**Objective:** Restate the entries below word for word, omitting nothing.
## begin Records for the exercise
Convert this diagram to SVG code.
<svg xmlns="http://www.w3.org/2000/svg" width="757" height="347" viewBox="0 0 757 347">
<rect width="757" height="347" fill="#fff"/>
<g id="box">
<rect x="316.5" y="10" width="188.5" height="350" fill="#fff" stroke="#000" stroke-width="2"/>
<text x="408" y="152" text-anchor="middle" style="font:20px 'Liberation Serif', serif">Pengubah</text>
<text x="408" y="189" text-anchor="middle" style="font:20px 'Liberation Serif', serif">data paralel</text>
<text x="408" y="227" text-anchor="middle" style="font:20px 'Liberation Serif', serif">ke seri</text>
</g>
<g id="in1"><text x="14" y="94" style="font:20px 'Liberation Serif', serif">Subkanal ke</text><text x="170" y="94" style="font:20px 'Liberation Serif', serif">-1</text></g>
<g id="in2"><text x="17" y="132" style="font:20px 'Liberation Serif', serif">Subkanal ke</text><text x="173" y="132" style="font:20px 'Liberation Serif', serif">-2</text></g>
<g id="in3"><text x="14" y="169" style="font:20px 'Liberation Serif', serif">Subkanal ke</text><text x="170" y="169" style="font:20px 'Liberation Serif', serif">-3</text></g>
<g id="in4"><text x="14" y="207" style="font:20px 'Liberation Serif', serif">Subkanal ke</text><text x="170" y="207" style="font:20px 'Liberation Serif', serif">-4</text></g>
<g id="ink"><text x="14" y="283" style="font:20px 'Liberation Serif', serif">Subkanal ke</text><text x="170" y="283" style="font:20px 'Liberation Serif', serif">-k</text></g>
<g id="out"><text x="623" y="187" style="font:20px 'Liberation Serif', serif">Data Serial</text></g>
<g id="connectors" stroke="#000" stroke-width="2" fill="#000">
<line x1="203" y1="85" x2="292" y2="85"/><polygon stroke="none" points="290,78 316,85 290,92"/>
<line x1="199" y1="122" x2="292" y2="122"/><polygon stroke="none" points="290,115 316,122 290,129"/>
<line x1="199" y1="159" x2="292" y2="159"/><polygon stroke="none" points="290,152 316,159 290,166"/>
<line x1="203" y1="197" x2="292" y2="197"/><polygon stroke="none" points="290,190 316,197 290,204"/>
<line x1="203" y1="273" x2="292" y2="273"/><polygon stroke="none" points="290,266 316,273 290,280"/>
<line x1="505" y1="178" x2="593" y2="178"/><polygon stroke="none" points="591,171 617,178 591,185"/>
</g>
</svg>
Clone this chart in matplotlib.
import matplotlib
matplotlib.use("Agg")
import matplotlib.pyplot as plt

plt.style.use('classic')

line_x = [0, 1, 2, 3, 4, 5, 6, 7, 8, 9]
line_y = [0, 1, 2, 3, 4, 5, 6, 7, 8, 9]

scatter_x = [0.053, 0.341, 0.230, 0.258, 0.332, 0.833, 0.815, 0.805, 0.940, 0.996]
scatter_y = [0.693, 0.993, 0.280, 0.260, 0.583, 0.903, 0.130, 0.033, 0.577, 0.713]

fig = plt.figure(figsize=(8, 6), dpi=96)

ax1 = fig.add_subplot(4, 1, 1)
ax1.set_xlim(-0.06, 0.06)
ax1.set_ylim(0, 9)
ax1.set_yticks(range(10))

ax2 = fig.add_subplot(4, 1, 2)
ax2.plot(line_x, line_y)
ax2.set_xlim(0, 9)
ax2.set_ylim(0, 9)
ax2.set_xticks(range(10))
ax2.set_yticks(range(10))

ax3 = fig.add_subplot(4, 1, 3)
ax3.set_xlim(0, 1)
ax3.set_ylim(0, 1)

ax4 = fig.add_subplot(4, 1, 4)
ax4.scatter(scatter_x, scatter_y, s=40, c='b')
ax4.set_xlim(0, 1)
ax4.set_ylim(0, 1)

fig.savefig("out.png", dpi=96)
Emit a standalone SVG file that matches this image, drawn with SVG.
## end Records for the exercise
**Solution to the problem:**
Convert this diagram to SVG code.
<svg xmlns="http://www.w3.org/2000/svg" width="757" height="347" viewBox="0 0 757 347">
<rect width="757" height="347" fill="#fff"/>
<g id="box">
<rect x="316.5" y="10" width="188.5" height="350" fill="#fff" stroke="#000" stroke-width="2"/>
<text x="408" y="152" text-anchor="middle" style="font:20px 'Liberation Serif', serif">Pengubah</text>
<text x="408" y="189" text-anchor="middle" style="font:20px 'Liberation Serif', serif">data paralel</text>
<text x="408" y="227" text-anchor="middle" style="font:20px 'Liberation Serif', serif">ke seri</text>
</g>
<g id="in1"><text x="14" y="94" style="font:20px 'Liberation Serif', serif">Subkanal ke</text><text x="170" y="94" style="font:20px 'Liberation Serif', serif">-1</text></g>
<g id="in2"><text x="17" y="132" style="font:20px 'Liberation Serif', serif">Subkanal ke</text><text x="173" y="132" style="font:20px 'Liberation Serif', serif">-2</text></g>
<g id="in3"><text x="14" y="169" style="font:20px 'Liberation Serif', serif">Subkanal ke</text><text x="170" y="169" style="font:20px 'Liberation Serif', serif">-3</text></g>
<g id="in4"><text x="14" y="207" style="font:20px 'Liberation Serif', serif">Subkanal ke</text><text x="170" y="207" style="font:20px 'Liberation Serif', serif">-4</text></g>
<g id="ink"><text x="14" y="283" style="font:20px 'Liberation Serif', serif">Subkanal ke</text><text x="170" y="283" style="font:20px 'Liberation Serif', serif">-k</text></g>
<g id="out"><text x="623" y="187" style="font:20px 'Liberation Serif', serif">Data Serial</text></g>
<g id="connectors" stroke="#000" stroke-width="2" fill="#000">
<line x1="203" y1="85" x2="292" y2="85"/><polygon stroke="none" points="290,78 316,85 290,92"/>
<line x1="199" y1="122" x2="292" y2="122"/><polygon stroke="none" points="290,115 316,122 290,129"/>
<line x1="199" y1="159" x2="292" y2="159"/><polygon stroke="none" points="290,152 316,159 290,166"/>
<line x1="203" y1="197" x2="292" y2="197"/><polygon stroke="none" points="290,190 316,197 290,204"/>
<line x1="203" y1="273" x2="292" y2="273"/><polygon stroke="none" points="290,266 316,273 290,280"/>
<line x1="505" y1="178" x2="593" y2="178"/><polygon stroke="none" points="591,171 617,178 591,185"/>
</g>
</svg>
Clone this chart in matplotlib.
import matplotlib
matplotlib.use("Agg")
import matplotlib.pyplot as plt

plt.style.use('classic')

line_x = [0, 1, 2, 3, 4, 5, 6, 7, 8, 9]
line_y = [0, 1, 2, 3, 4, 5, 6, 7, 8, 9]

scatter_x = [0.053, 0.341, 0.230, 0.258, 0.332, 0.833, 0.815, 0.805, 0.940, 0.996]
scatter_y = [0.693, 0.993, 0.280, 0.260, 0.583, 0.903, 0.130, 0.033, 0.577, 0.713]

fig = plt.figure(figsize=(8, 6), dpi=96)

ax1 = fig.add_subplot(4, 1, 1)
ax1.set_xlim(-0.06, 0.06)
ax1.set_ylim(0, 9)
ax1.set_yticks(range(10))

ax2 = fig.add_subplot(4, 1, 2)
ax2.plot(line_x, line_y)
ax2.set_xlim(0, 9)
ax2.set_ylim(0, 9)
ax2.set_xticks(range(10))
ax2.set_yticks(range(10))

ax3 = fig.add_subplot(4, 1, 3)
ax3.set_xlim(0, 1)
ax3.set_ylim(0, 1)

ax4 = fig.add_subplot(4, 1, 4)
ax4.scatter(scatter_x, scatter_y, s=40, c='b')
ax4.set_xlim(0, 1)
ax4.set_ylim(0, 1)

fig.savefig("out.png", dpi=96)
Emit a standalone SVG file that matches this image, drawn with SVG.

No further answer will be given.